> _Problem description_: Return nothing but the lines from the one with "Write a LaTeX" through the one with "(0,0) rectangle (591,435);" in the data below, word for word and without pictures.
=== Input for this task ===
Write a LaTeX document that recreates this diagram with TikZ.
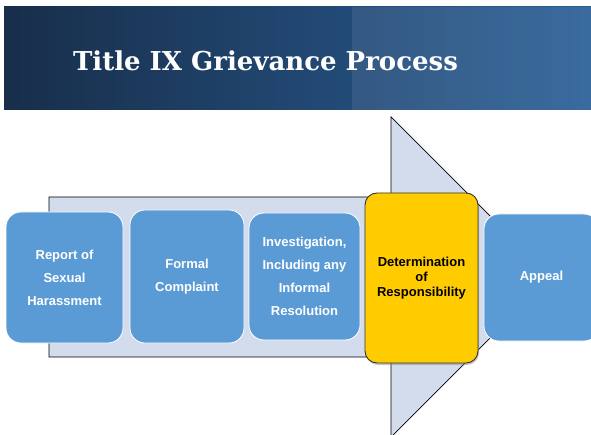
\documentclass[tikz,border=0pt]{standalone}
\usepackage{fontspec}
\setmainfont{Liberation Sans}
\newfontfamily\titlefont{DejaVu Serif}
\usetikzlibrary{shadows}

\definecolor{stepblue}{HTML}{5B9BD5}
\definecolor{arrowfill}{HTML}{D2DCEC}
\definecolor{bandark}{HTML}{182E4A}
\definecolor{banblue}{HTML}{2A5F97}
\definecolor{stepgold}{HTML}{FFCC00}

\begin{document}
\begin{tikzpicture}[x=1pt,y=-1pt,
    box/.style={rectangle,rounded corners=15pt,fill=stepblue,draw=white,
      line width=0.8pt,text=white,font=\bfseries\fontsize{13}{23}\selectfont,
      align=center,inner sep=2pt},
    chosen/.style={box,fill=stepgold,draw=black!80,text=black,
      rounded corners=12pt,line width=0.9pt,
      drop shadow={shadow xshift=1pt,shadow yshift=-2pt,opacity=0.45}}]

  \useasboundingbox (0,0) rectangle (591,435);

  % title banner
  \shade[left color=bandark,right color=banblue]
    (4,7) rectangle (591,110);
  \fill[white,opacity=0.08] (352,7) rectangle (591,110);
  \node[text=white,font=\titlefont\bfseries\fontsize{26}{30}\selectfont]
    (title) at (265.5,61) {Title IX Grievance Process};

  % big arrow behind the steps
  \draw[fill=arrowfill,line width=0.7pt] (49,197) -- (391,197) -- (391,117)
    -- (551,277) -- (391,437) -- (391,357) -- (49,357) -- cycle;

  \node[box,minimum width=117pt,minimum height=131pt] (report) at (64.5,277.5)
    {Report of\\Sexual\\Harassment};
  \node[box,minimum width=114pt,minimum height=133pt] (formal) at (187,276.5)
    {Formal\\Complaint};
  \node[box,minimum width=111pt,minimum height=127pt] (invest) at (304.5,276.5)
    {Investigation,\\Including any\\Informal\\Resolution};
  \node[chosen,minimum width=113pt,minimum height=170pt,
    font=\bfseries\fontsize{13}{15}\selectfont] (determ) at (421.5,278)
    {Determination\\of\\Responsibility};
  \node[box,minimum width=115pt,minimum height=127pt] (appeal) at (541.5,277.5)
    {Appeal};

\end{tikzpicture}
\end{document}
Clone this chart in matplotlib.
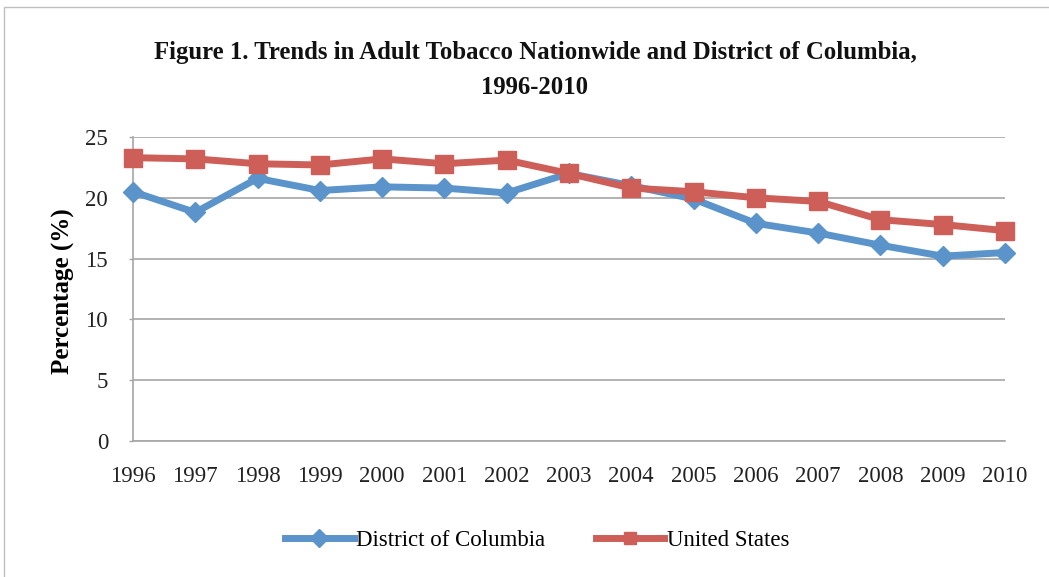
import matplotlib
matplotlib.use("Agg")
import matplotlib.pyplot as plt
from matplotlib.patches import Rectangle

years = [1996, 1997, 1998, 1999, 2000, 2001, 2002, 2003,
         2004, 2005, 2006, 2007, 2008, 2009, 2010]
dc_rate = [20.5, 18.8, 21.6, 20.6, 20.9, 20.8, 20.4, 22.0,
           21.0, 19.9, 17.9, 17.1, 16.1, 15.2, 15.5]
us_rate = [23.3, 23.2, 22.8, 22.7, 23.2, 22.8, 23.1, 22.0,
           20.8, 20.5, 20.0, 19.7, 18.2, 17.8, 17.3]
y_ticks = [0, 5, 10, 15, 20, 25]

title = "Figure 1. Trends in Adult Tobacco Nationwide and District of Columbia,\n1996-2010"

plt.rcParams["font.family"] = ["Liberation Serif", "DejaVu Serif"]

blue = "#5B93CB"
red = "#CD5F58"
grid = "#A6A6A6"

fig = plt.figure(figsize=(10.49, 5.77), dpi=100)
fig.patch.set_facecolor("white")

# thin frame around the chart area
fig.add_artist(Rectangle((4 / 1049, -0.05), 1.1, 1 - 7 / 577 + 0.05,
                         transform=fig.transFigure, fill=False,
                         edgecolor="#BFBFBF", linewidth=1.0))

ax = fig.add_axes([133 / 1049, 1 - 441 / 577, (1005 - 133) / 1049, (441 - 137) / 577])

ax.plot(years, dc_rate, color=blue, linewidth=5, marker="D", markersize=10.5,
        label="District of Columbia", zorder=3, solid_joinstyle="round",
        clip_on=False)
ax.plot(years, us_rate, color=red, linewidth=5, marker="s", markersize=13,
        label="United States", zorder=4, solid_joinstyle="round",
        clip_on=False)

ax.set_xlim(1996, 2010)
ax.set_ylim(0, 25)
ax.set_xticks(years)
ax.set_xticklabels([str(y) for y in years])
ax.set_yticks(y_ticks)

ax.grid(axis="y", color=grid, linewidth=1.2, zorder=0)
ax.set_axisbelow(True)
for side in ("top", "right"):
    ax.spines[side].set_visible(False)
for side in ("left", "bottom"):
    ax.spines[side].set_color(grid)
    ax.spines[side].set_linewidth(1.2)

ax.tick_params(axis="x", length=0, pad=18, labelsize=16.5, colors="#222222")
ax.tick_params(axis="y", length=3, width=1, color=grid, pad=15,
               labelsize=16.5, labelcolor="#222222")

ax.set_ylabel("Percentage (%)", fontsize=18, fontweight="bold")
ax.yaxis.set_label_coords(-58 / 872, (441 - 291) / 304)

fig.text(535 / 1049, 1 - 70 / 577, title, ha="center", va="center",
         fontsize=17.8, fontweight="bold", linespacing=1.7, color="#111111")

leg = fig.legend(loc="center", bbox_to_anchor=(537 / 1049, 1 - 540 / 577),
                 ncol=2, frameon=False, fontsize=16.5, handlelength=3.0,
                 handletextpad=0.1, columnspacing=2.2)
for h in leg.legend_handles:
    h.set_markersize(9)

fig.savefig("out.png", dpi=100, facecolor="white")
===
=== Input for this task ===
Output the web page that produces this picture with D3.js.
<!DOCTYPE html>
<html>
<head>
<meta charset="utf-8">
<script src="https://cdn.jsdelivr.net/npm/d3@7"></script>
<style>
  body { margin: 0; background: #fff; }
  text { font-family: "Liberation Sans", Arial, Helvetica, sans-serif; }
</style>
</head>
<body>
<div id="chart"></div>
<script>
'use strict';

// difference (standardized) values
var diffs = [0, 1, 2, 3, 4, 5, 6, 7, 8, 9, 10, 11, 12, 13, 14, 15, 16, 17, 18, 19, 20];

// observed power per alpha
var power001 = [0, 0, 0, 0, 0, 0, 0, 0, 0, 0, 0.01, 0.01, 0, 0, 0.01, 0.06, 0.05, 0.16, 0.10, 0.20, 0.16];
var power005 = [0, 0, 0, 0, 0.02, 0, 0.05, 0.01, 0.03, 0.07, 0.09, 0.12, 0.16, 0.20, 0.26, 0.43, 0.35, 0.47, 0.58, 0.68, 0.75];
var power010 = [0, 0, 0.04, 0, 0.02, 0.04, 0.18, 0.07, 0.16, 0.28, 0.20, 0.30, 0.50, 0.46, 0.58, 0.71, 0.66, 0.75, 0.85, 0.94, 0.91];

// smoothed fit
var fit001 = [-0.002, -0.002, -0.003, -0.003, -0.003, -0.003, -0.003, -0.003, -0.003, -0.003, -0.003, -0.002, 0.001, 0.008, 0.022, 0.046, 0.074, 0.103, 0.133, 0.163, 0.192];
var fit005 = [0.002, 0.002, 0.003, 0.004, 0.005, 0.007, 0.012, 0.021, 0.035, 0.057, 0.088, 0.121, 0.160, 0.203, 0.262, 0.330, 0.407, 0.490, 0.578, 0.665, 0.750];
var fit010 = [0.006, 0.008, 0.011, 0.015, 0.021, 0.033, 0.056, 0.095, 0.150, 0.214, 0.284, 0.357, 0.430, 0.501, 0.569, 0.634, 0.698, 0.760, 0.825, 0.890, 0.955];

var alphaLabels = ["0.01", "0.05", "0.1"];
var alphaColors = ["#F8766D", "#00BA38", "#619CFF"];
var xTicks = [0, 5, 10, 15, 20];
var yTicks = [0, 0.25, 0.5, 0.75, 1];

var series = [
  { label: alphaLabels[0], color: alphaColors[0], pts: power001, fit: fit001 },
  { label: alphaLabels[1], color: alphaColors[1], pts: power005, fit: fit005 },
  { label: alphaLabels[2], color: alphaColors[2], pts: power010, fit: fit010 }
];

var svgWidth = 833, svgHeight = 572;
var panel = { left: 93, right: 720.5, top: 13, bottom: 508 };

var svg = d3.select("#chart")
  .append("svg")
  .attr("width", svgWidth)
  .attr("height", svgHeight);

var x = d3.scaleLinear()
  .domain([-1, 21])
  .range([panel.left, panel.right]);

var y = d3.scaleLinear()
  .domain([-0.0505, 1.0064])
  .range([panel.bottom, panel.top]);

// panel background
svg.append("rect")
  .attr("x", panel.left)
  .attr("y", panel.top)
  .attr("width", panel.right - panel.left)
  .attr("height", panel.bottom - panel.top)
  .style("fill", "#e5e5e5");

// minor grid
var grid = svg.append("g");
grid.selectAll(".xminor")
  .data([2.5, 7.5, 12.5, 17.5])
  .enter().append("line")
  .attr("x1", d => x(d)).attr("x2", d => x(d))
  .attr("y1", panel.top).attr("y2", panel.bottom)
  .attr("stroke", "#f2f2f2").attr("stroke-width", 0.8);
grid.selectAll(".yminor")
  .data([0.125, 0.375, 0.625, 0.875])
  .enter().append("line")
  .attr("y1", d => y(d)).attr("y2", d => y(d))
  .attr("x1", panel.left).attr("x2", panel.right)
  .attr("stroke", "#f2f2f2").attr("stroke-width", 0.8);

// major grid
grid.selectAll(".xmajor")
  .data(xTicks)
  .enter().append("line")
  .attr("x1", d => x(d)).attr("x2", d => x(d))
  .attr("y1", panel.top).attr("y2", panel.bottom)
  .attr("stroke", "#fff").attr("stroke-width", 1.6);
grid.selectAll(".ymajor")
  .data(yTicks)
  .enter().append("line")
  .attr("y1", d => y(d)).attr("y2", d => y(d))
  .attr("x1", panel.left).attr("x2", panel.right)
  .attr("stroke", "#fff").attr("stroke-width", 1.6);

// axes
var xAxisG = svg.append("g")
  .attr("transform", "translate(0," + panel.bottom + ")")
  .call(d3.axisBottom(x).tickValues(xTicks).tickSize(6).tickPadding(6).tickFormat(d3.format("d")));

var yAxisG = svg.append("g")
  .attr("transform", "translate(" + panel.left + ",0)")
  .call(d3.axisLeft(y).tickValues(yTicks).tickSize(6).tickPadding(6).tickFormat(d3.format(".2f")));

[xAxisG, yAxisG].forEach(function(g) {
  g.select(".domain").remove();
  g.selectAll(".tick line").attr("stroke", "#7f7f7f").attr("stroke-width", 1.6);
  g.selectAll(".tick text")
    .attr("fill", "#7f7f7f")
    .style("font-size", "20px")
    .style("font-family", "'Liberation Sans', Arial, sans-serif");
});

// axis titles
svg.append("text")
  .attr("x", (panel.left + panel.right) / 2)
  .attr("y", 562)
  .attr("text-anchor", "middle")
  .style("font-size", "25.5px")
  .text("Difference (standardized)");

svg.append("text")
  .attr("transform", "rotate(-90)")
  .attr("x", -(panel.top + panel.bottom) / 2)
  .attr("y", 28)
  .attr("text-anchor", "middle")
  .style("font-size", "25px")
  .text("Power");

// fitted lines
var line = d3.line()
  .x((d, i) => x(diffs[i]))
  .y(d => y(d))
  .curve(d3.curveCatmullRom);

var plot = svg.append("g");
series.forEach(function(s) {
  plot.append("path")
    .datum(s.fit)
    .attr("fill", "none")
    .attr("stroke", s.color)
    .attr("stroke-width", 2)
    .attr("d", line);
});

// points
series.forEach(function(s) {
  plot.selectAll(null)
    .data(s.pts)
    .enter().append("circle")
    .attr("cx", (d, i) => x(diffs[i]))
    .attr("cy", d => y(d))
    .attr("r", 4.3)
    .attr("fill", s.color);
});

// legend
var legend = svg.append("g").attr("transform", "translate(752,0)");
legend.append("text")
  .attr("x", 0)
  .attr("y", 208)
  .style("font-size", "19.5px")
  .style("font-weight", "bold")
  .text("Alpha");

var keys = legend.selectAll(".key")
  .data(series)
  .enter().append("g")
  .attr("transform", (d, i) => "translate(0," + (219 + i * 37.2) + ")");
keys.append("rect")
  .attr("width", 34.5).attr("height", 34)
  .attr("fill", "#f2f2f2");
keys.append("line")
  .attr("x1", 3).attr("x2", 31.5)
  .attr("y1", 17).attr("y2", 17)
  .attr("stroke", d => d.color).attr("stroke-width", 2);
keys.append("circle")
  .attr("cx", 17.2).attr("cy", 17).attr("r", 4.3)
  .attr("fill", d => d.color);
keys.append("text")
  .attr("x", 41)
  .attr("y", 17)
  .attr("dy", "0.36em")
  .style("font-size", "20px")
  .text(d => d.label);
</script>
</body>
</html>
===
> _Full output_:
Write a LaTeX document that recreates this diagram with TikZ.
\documentclass[tikz,border=0pt]{standalone}
\usepackage{fontspec}
\setmainfont{Liberation Sans}
\newfontfamily\titlefont{DejaVu Serif}
\usetikzlibrary{shadows}

\definecolor{stepblue}{HTML}{5B9BD5}
\definecolor{arrowfill}{HTML}{D2DCEC}
\definecolor{bandark}{HTML}{182E4A}
\definecolor{banblue}{HTML}{2A5F97}
\definecolor{stepgold}{HTML}{FFCC00}

\begin{document}
\begin{tikzpicture}[x=1pt,y=-1pt,
    box/.style={rectangle,rounded corners=15pt,fill=stepblue,draw=white,
      line width=0.8pt,text=white,font=\bfseries\fontsize{13}{23}\selectfont,
      align=center,inner sep=2pt},
    chosen/.style={box,fill=stepgold,draw=black!80,text=black,
      rounded corners=12pt,line width=0.9pt,
      drop shadow={shadow xshift=1pt,shadow yshift=-2pt,opacity=0.45}}]

  \useasboundingbox (0,0) rectangle (591,435);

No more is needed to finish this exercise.